A similar trend is being seen in the region’s health sector.
“Hindu patients are hesitant to visit a hospital run by Muslims, especially Shershahbadis,” says Azad Alam, a Shershahbadi Muslim who owns a private hospital in Kishanganj. “Even medical associations rarely stand for Muslim doctors when they need support.”
Yet, many Hindus Al Jazeera talked to in the Seemanchal region say they do not believe in such segregation along religious lines.
“If a Hindu in Kishanganj thinks he should not go to a Muslim doctor or a Muslim-owned school, it is wrong. Kishanganj is a Muslim-majority district; it would be impossible for Hindu businesses to survive without Muslims. Ninety percent of my customers are Muslims. And if I need a doctor, I look for a good doctor first, not the doctor’s religion,” said Ajay Kumar Choudhary, a 49-year-old washerman.
But Amrinder Baghi, a 62-year-old lawyer in Katihar who has been associated with the BJP for decades, said he believes “illegal” Muslims have entered the country, and that the government should act on it.

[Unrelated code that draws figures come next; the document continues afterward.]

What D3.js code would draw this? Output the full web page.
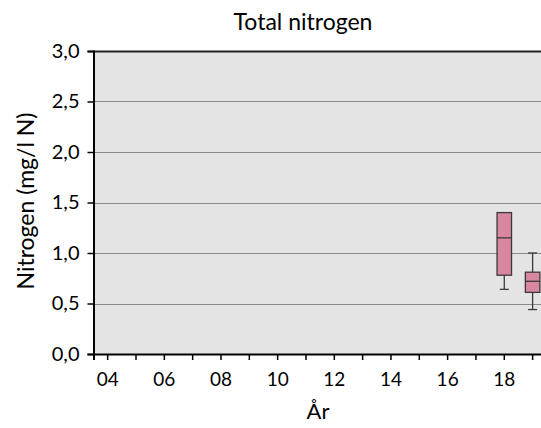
<!DOCTYPE html>
<html>
<head>
<meta charset="utf-8">
<script src="https://cdn.jsdelivr.net/npm/d3@7"></script>
<style>
  html, body { margin: 0; padding: 0; background: #ffffff; }
  svg { display: block; }
</style>
</head>
<body>
<svg id="chart" width="541" height="428"></svg>
<script>
// Years on the category axis (two-digit labels)
const years = ["04","05","06","07","08","09","10","11","12","13","14","15","16","17","18","19"];
const tickLabels = ["04","06","08","10","12","14","16","18"];
const yTicks = [0, 0.5, 1.0, 1.5, 2.0, 2.5, 3.0];

// Box statistics per year with measurements
const boxYears   = ["18", "19"];
const whiskerLow = [0.64, 0.44];
const q1         = [0.78, 0.61];
const median     = [1.15, 0.72];
const q3         = [1.40, 0.81];
const whiskerHigh= [1.40, 1.00];

const FONT = "Lato, 'Open Sans', sans-serif";
const svg = d3.select("#chart");
const W = 541, H = 428;
const margin = { left: 93.5, top: 51, bottom: 354 };
const bandW = 28.33;
const plotRight = margin.left + bandW * years.length;

const x = d3.scaleBand().domain(years).range([margin.left, plotRight]).padding(0);
const y = d3.scaleLinear().domain([0, 3]).range([margin.bottom, margin.top]);

svg.append("defs").append("clipPath").attr("id", "vis")
  .append("rect").attr("x", 0).attr("y", 0).attr("width", W).attr("height", H);

const g = svg.append("g").attr("clip-path", "url(#vis)");

// Plot background
g.append("rect")
  .attr("x", margin.left).attr("y", margin.top)
  .attr("width", plotRight - margin.left).attr("height", margin.bottom - margin.top)
  .attr("fill", "#e4e4e4");

// Horizontal gridlines
g.append("g").selectAll("line")
  .data(yTicks.filter(d => d > 0 && d < 3))
  .join("line")
  .attr("x1", margin.left).attr("x2", plotRight)
  .attr("y1", d => Math.round(y(d)) + 0.5).attr("y2", d => Math.round(y(d)) + 0.5)
  .attr("stroke", "#8a8a8a").attr("stroke-width", 1);

// Top border
g.append("line")
  .attr("x1", margin.left).attr("x2", plotRight)
  .attr("y1", margin.top + 0.5).attr("y2", margin.top + 0.5)
  .attr("stroke", "#222").attr("stroke-width", 2);

// Y axis
const yAxis = d3.axisLeft(y).tickValues(yTicks)
  .tickFormat(d => d3.format(".1f")(d).replace(".", ","))
  .tickSize(6).tickPadding(8);
const yg = g.append("g").attr("transform", `translate(${margin.left},0)`).call(yAxis)
  .attr("font-family", FONT).attr("font-size", 20);
yg.select(".domain").attr("stroke", "#000").attr("stroke-width", 2);
yg.selectAll(".tick line").attr("stroke", "#000").attr("stroke-width", 1.5);
yg.selectAll(".tick text").attr("fill", "#000");

// X axis
const xAxis = d3.axisBottom(x).tickSize(6).tickPadding(13)
  .tickFormat(d => tickLabels.includes(d) ? d : "");
const xg = g.append("g").attr("transform", `translate(0,${margin.bottom})`).call(xAxis)
  .attr("font-family", FONT).attr("font-size", 19);
xg.select(".domain").attr("stroke", "#000").attr("stroke-width", 2);
xg.selectAll(".tick line").attr("stroke", "#000").attr("stroke-width", 1.5);
xg.selectAll(".tick text").attr("fill", "#000");

// Box plots
const boxes = boxYears.map((yr, i) => ({
  yr, lo: whiskerLow[i], q1: q1[i], med: median[i], q3: q3[i], hi: whiskerHigh[i]
}));
const boxW = 14.5, capW = 9;
const bg = g.append("g");
boxes.forEach(b => {
  const cx = x(b.yr) + x.bandwidth() / 2;
  const s = "#3a3a3a";
  bg.append("line").attr("x1", cx).attr("x2", cx).attr("y1", y(b.q1)).attr("y2", y(b.lo)).attr("stroke", s).attr("stroke-width", 1.3);
  bg.append("line").attr("x1", cx - capW / 2).attr("x2", cx + capW / 2).attr("y1", y(b.lo)).attr("y2", y(b.lo)).attr("stroke", s).attr("stroke-width", 1.3);
  if (b.hi > b.q3) {
    bg.append("line").attr("x1", cx).attr("x2", cx).attr("y1", y(b.q3)).attr("y2", y(b.hi)).attr("stroke", s).attr("stroke-width", 1.3);
    bg.append("line").attr("x1", cx - capW / 2).attr("x2", cx + capW / 2).attr("y1", y(b.hi)).attr("y2", y(b.hi)).attr("stroke", s).attr("stroke-width", 1.3);
  }
  bg.append("rect")
    .attr("x", cx - boxW / 2).attr("y", y(b.q3))
    .attr("width", boxW).attr("height", y(b.q1) - y(b.q3))
    .attr("fill", "#d9869f").attr("stroke", s).attr("stroke-width", 1.3);
  bg.append("line").attr("x1", cx - boxW / 2).attr("x2", cx + boxW / 2)
    .attr("y1", y(b.med)).attr("y2", y(b.med)).attr("stroke", s).attr("stroke-width", 1.3);
});

// Titles
svg.append("text").attr("x", 303).attr("y", 30).attr("text-anchor", "middle")
  .attr("font-family", FONT).attr("font-size", 23).text("Total nitrogen");
svg.append("text").attr("x", 318).attr("y", 419).attr("text-anchor", "middle")
  .attr("font-family", FONT).attr("font-size", 22).text("År");
svg.append("text").attr("transform", "translate(34,201) rotate(-90)").attr("text-anchor", "middle")
  .attr("font-family", FONT).attr("font-size", 23).text("Nitrogen (mg/l N)");
</script>
</body>
</html>
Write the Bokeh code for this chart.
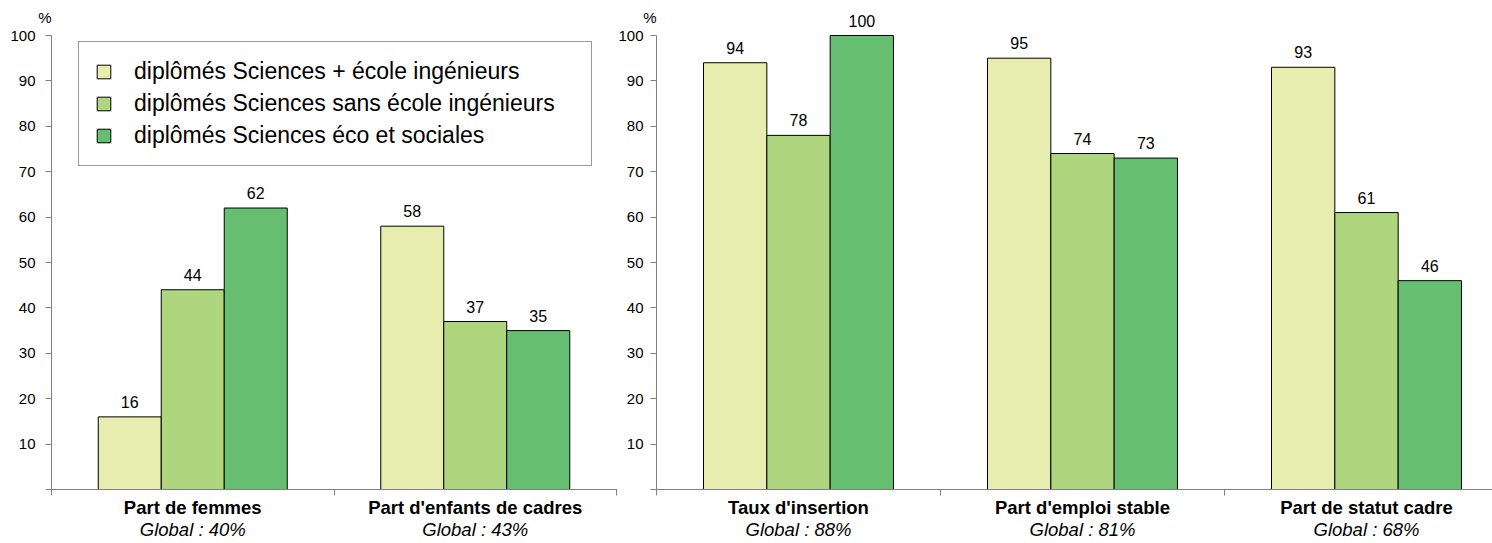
from bokeh.plotting import figure
from bokeh.layouts import row
from bokeh.models import Range1d, FixedTicker, Legend, LegendItem, ColumnDataSource
from bokeh.core.properties import value
from bokeh.embed import file_html
from bokeh.resources import INLINE

# ---- data ----
series = [
    "diplômés Sciences + école ingénieurs",
    "diplômés Sciences sans école ingénieurs",
    "diplômés Sciences éco et sociales",
]
left_categories = ["Part de femmes", "Part d'enfants de cadres"]
left_globals = ["Global : 40%", "Global : 43%"]
left_s1 = [16, 58]
left_s2 = [44, 37]
left_s3 = [62, 35]

right_categories = ["Taux d'insertion", "Part d'emploi stable", "Part de statut cadre"]
right_globals = ["Global : 88%", "Global : 81%", "Global : 68%"]
right_s1 = [94, 95, 93]
right_s2 = [78, 74, 61]
right_s3 = [100, 73, 46]

y_ticks = [10, 20, 30, 40, 50, 60, 70, 80, 90, 100]

# ---- style ----
FONT = "Liberation Sans"
COLORS = ["#E6EDAF", "#AED67F", "#66BF70"]
AXIS_COLOR = "#808080"
BAR_W = 0.223
HEIGHT = 542
PX_PER_UNIT = 4.54          # vertical pixels per percent
ZERO_PX = 489               # pixel row of the value 0
Y_END = ZERO_PX / PX_PER_UNIT
Y_START = -(HEIGHT - ZERO_PX) / PX_PER_UNIT


def make_panel(categories, globals_, series_vals, width, unit_px, axis_px, x_end,
               y_standoff, with_legend):
    x_start = -axis_px / unit_px
    p = figure(width=width, height=HEIGHT,
               x_range=Range1d(x_start, x_end), y_range=Range1d(Y_START, Y_END),
               output_backend="svg", toolbar_location=None,
               min_border=0, min_border_left=0, min_border_right=0,
               min_border_top=0, min_border_bottom=0)
    p.grid.visible = False
    p.outline_line_color = None
    p.background_fill_color = "white"
    p.border_fill_color = "white"

    ya = p.yaxis[0]
    ya.fixed_location = 0
    ya.ticker = FixedTicker(ticks=y_ticks)
    ya.bounds = (0, 100)
    ya.minor_tick_line_color = None
    ya.major_tick_out = 6
    ya.major_tick_in = 0
    ya.axis_line_color = AXIS_COLOR
    ya.major_tick_line_color = AXIS_COLOR
    ya.major_label_text_font = FONT
    ya.major_label_text_font_size = "15px"
    ya.major_label_text_color = "black"
    ya.major_label_standoff = y_standoff

    n = len(categories)
    centers = [i + 0.5 for i in range(n)]
    xa = p.xaxis[0]
    xa.fixed_location = 0
    xa.ticker = FixedTicker(ticks=centers, minor_ticks=list(range(0, n + 1)))
    xa.major_label_overrides = {c: cat for c, cat in zip(centers, categories)}
    xa.major_label_text_font = FONT
    xa.major_label_text_font_size = "18.5px"
    xa.major_label_text_font_style = "bold"
    xa.major_label_text_color = "black"
    xa.major_label_standoff = 1
    xa.bounds = (-6 / unit_px, x_end)
    xa.major_tick_line_color = None
    xa.major_tick_out = 0
    xa.major_tick_in = 0
    xa.minor_tick_out = 6
    xa.minor_tick_in = 0
    xa.minor_tick_line_color = AXIS_COLOR
    xa.axis_line_color = AXIS_COLOR

    renderers = []
    for k, vals in enumerate(series_vals):
        xs = [c + (k - 1) * BAR_W for c in centers]
        src = ColumnDataSource(dict(x=xs, top=vals, label=[str(v) for v in vals]))
        r = p.vbar(x="x", top="top", bottom=0, width=BAR_W, source=src,
                   fill_color=COLORS[k], line_color="black", line_width=1)
        renderers.append(r)
        p.text(x="x", y="top", text="label", source=src,
               text_align="center", text_baseline="bottom", y_offset=-9,
               text_font=value(FONT), text_font_size="16px", text_color="black")

    glob_src = ColumnDataSource(dict(x=centers, y=[0] * n, glob=globals_))
    p.text(x="x", y="y", text="glob", source=glob_src, text_align="center",
           text_baseline="top", y_offset=29, text_font=value(FONT),
           text_font_size="18.5px", text_font_style="italic", text_color="black")

    pct_src = ColumnDataSource(dict(x=[0], y=[100], t=["%"]))
    p.text(x="x", y="y", text="t", source=pct_src, text_align="right",
           text_baseline="bottom", x_offset=0, y_offset=-10, text_font=value(FONT),
           text_font_size="15px", text_color="black")

    if with_legend:
        items = [LegendItem(label=series[k], renderers=[renderers[k]]) for k in range(3)]
        legend = Legend(items=items, location=(78, 376), padding=16, spacing=5,
                        label_height=22, label_width=441,
                        glyph_height=17, glyph_width=17, label_standoff=22,
                        label_text_font=FONT, label_text_font_size="23px",
                        label_text_color="black",
                        border_line_color="#333333", border_line_width=1,
                        background_fill_color="white", background_fill_alpha=1, margin=0)
        p.add_layout(legend)
    return p


# left panel: canvas 0..617, value axis at pixel 51, category width 282.5 px
left = make_panel(left_categories, left_globals, [left_s1, left_s2, left_s3],
                  width=617, unit_px=282.5, axis_px=51, x_end=2 + 1 / 282.5,
                  y_standoff=10, with_legend=True)
# right panel: canvas 617..1492, value axis at pixel 656, category width 284 px
right = make_panel(right_categories, right_globals, [right_s1, right_s2, right_s3],
                   width=875, unit_px=284, axis_px=39, x_end=836 / 284,
                   y_standoff=7, with_legend=False)

layout = row(left, right, spacing=0)
open("out.html", "w").write(file_html(layout, INLINE))
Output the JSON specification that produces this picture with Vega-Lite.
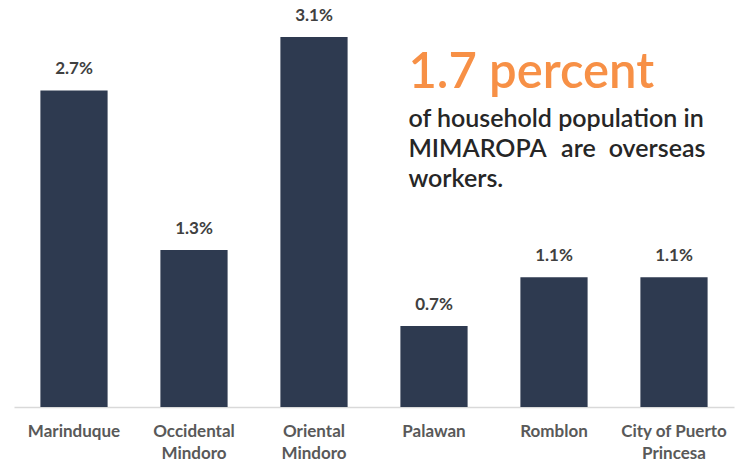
{
  "$schema": "https://vega.github.io/schema/vega-lite/v6.json",
  "autosize": {"type": "none"},
  "padding": {"left": 14, "top": 0, "right": 3, "bottom": 61},
  "width": 720,
  "height": 407,
  "background": "white",
  "config": {"view": {"stroke": null}},
  "datasets": {
    "bars": [
      {"province": "Marinduque", "value": 2.66, "label": "2.7%"},
      {"province": "Occidental Mindoro", "value": 1.32, "label": "1.3%"},
      {"province": "Oriental Mindoro", "value": 3.11, "label": "3.1%"},
      {"province": "Palawan", "value": 0.68, "label": "0.7%"},
      {"province": "Romblon", "value": 1.09, "label": "1.1%"},
      {"province": "City of Puerto Princesa", "value": 1.09, "label": "1.1%"}
    ],
    "notes": [
      {"text": "of household population in", "y": 2.35},
      {"text": "MIMAROPA", "y": 2.10},
      {"text": "workers.", "y": 1.85}
    ]
  },
  "data": {"name": "bars"},
  "encoding": {
    "x": {
      "field": "province",
      "type": "nominal",
      "sort": null,
      "scale": {"paddingInner": 0.44, "paddingOuter": 0.22},
      "axis": {
        "title": null,
        "labelAngle": 0,
        "ticks": false,
        "domainColor": "#D9D9D9",
        "domainWidth": 1.5,
        "labelFont": "Lato",
        "labelFontSize": 17,
        "labelFontWeight": "bold",
        "labelColor": "#595959",
        "labelLineHeight": 22,
        "labelPadding": 16,
        "labelExpr": "indexof(datum.label,' ')<0 ? datum.label : [substring(datum.label,0,lastindexof(datum.label,' ')), substring(datum.label,lastindexof(datum.label,' ')+1)]"
      }
    },
    "y": {
      "field": "value",
      "type": "quantitative",
      "scale": {"domain": [0, 3.42], "nice": false},
      "axis": null
    }
  },
  "layer": [
    {"mark": {"type": "bar", "color": "#2E3A50"}},
    {
      "mark": {"type": "text", "baseline": "bottom", "dy": -12, "font": "Lato", "fontSize": 17, "fontWeight": "bold", "color": "#404040"},
      "encoding": {"text": {"field": "label"}}
    },
    {
      "data": {"values": [{"t": "1.7 percent", "y": 2.68}]},
      "mark": {"type": "text", "align": "left", "baseline": "alphabetic", "dx": 8, "font": "Lato", "fontSize": 49, "fontWeight": 600, "color": "#F79046"},
      "encoding": {
        "x": {"datum": "Palawan", "bandPosition": 0},
        "y": {"field": "y", "type": "quantitative"},
        "text": {"field": "t"}
      }
    },
    {
      "data": {"name": "notes"},
      "mark": {"type": "text", "align": "left", "baseline": "alphabetic", "dx": 8, "font": "Lato", "fontSize": 25, "fontWeight": 600, "color": "#262626"},
      "encoding": {
        "x": {"datum": "Palawan", "bandPosition": 0},
        "y": {"field": "y", "type": "quantitative"},
        "text": {"field": "text"}
      }
    },
    {
      "data": {"values": [{"t": "are", "y": 2.10}]},
      "mark": {"type": "text", "align": "center", "baseline": "alphabetic", "dx": 178, "font": "Lato", "fontSize": 25, "fontWeight": 600, "color": "#262626"},
      "encoding": {
        "x": {"datum": "Palawan", "bandPosition": 0},
        "y": {"field": "y", "type": "quantitative"},
        "text": {"field": "t"}
      }
    },
    {
      "data": {"values": [{"t": "overseas", "y": 2.10}]},
      "mark": {"type": "text", "align": "right", "baseline": "alphabetic", "dx": 305, "font": "Lato", "fontSize": 25, "fontWeight": 600, "color": "#262626"},
      "encoding": {
        "x": {"datum": "Palawan", "bandPosition": 0},
        "y": {"field": "y", "type": "quantitative"},
        "text": {"field": "t"}
      }
    }
  ]
}
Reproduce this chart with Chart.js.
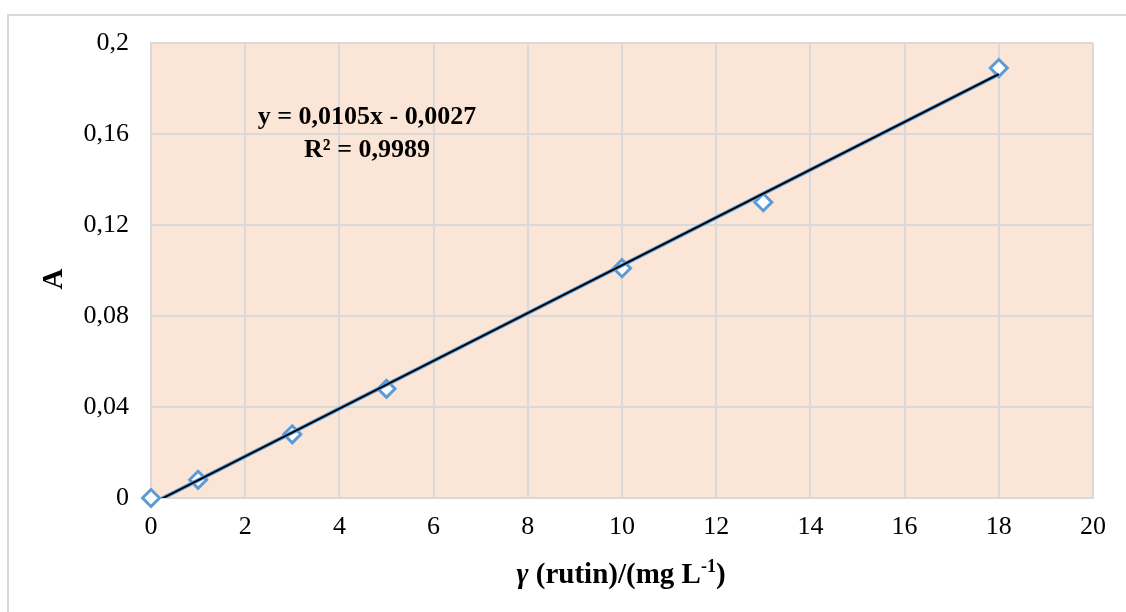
<!DOCTYPE html>
<html><head><meta charset="utf-8">
<script src="https://cdn.jsdelivr.net/npm/chart.js@4"></script>
<style>html,body{margin:0;padding:0;background:#fff}#wrap{width:1126px;height:612px;position:relative}</style>
</head><body><div id="wrap"><canvas id="c" width="1126" height="612"></canvas></div>
<script>
const concentrations = [0, 1, 3, 5, 10, 13, 18];
const absorbance = [0, 0.008, 0.028, 0.048, 0.101, 0.130, 0.189];
const trendSlope = 0.0105;
const trendIntercept = -0.0027;
const trendXRange = [0, 18];
const equationLines = ['y = 0,0105x - 0,0027', 'R² = 0,9989'];
const xAxisTitleParts = [
  { text: 'γ', style: 'italic bold', size: 29, sup: false },
  { text: ' (rutin)/(mg L', style: 'bold', size: 29, sup: false },
  { text: '-1', style: 'bold', size: 18, sup: true },
  { text: ')', style: 'bold', size: 29, sup: false }
];
const yAxisTitle = 'A';

const FONT = '"Liberation Serif", "Times New Roman", serif';
const GRID = '#d9d9d9';
const PLOT_BG = '#FBE5D6';
const BLUE = '#5B9BD5';

const scatterPoints = concentrations.map((x, i) => ({ x: x, y: absorbance[i] }));
const trendPoints = trendXRange.map(x => ({ x: x, y: trendSlope * x + trendIntercept }));

const decorPlugin = {
  id: 'decor',
  beforeDraw(chart) {
    const ctx = chart.ctx, a = chart.chartArea;
    ctx.save();
    ctx.fillStyle = PLOT_BG;
    ctx.fillRect(a.left, a.top, a.right - a.left, a.bottom - a.top);
    ctx.strokeStyle = GRID;
    ctx.lineWidth = 2;
    ctx.beginPath();
    ctx.moveTo(8, 620); ctx.lineTo(8, 15); ctx.lineTo(1140, 15);
    ctx.stroke();
    ctx.restore();
  },
  afterDraw(chart) {
    const ctx = chart.ctx;
    ctx.save();
    ctx.fillStyle = '#000';
    ctx.font = 'bold 26px ' + FONT;
    ctx.textAlign = 'center';
    ctx.textBaseline = 'middle';
    ctx.fillText(equationLines[0], 367, 117);
    ctx.fillText(equationLines[1], 367, 150);
    ctx.textAlign = 'left';
    ctx.textBaseline = 'alphabetic';
    let total = 0;
    xAxisTitleParts.forEach(p => { ctx.font = p.style + ' ' + p.size + 'px ' + FONT; total += ctx.measureText(p.text).width; });
    let x = 621 - total / 2;
    const base = 583;
    xAxisTitleParts.forEach(p => {
      ctx.font = p.style + ' ' + p.size + 'px ' + FONT;
      ctx.fillText(p.text, x, p.sup ? base - 11 : base);
      x += ctx.measureText(p.text).width;
    });
    ctx.translate(55, 279);
    ctx.rotate(-Math.PI / 2);
    ctx.font = 'bold 29px ' + FONT;
    ctx.textAlign = 'center';
    ctx.textBaseline = 'middle';
    ctx.fillText(yAxisTitle, 0, 0);
    ctx.restore();
  }
};

new Chart(document.getElementById('c'), {
  type: 'scatter',
  data: {
    datasets: [
      { label: 'trend', data: trendPoints, showLine: true, borderColor: '#000', borderWidth: 1.8, pointRadius: 0, clip: 0, order: 0 },
      { label: 'trend-glow', data: trendPoints, showLine: true, borderColor: BLUE, borderWidth: 4, pointRadius: 0, clip: 0, order: 1 },
      { label: 'A', data: scatterPoints, pointStyle: 'rectRot', pointRadius: 8.5, pointBorderWidth: 3, borderWidth: 3, borderColor: BLUE, backgroundColor: '#fff', pointBackgroundColor: '#fff', pointBorderColor: BLUE, clip: false, order: 2 }
    ]
  },
  options: {
    responsive: false,
    animation: false,
    devicePixelRatio: 1,
    layout: { padding: { top: 43, right: 33, left: 0, bottom: 0 } },
    plugins: { legend: { display: false }, tooltip: { enabled: false } },
    scales: {
      x: {
        type: 'linear', min: 0, max: 20,
        ticks: { stepSize: 2, color: '#000', font: { family: FONT, size: 26 }, padding: 14, maxRotation: 0 },
        grid: { color: GRID, lineWidth: 2, drawTicks: false },
        border: { display: true, color: GRID, width: 2 },
        afterFit(s) { s.height = 114; }
      },
      y: {
        type: 'linear', min: 0, max: 0.2,
        ticks: {
          stepSize: 0.04, color: '#000', font: { family: FONT, size: 26 }, padding: 22,
          callback: v => String(Number(v.toFixed(2))).replace('.', ',')
        },
        grid: { color: GRID, lineWidth: 2, drawTicks: false },
        border: { display: true, color: GRID, width: 2 },
        afterFit(s) { s.width = 151; }
      }
    }
  },
  plugins: [decorPlugin]
});
</script></body></html>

“I believe that if someone enters a country illegally, it is the complete responsibility of the government. For example, if someone enters my house, it means either I am weak and being overpowered, or I am strong but asleep,” Baghi told Al Jazeera.
Such a polarised environment demoralises the community, says Adil Hossain, a professor of sociology at the Azim Premji University in the southern city of Bengaluru.
“Seemanchal has a development problem, but there is a concerted attempt to frame it as a security issue by raising the bogey of illegal infiltration. This is pushing people into a state of anxiety and uncertainty, which is the biggest hindrance to them realising their potential as citizens,” Hossain told Al Jazeera.
Back in Kishanganj, Alam is preoccupied with the thoughts of the BJP campaign against Muslims in the run-up to the crucial polls.
“Every time politicians make comments on Shershahbadi Muslims, we must give clarification that we are not infiltrators. An atmosphere of fear is being created in our community,” he says in a trembling voice, as his eyes wander towards the cloudy sky.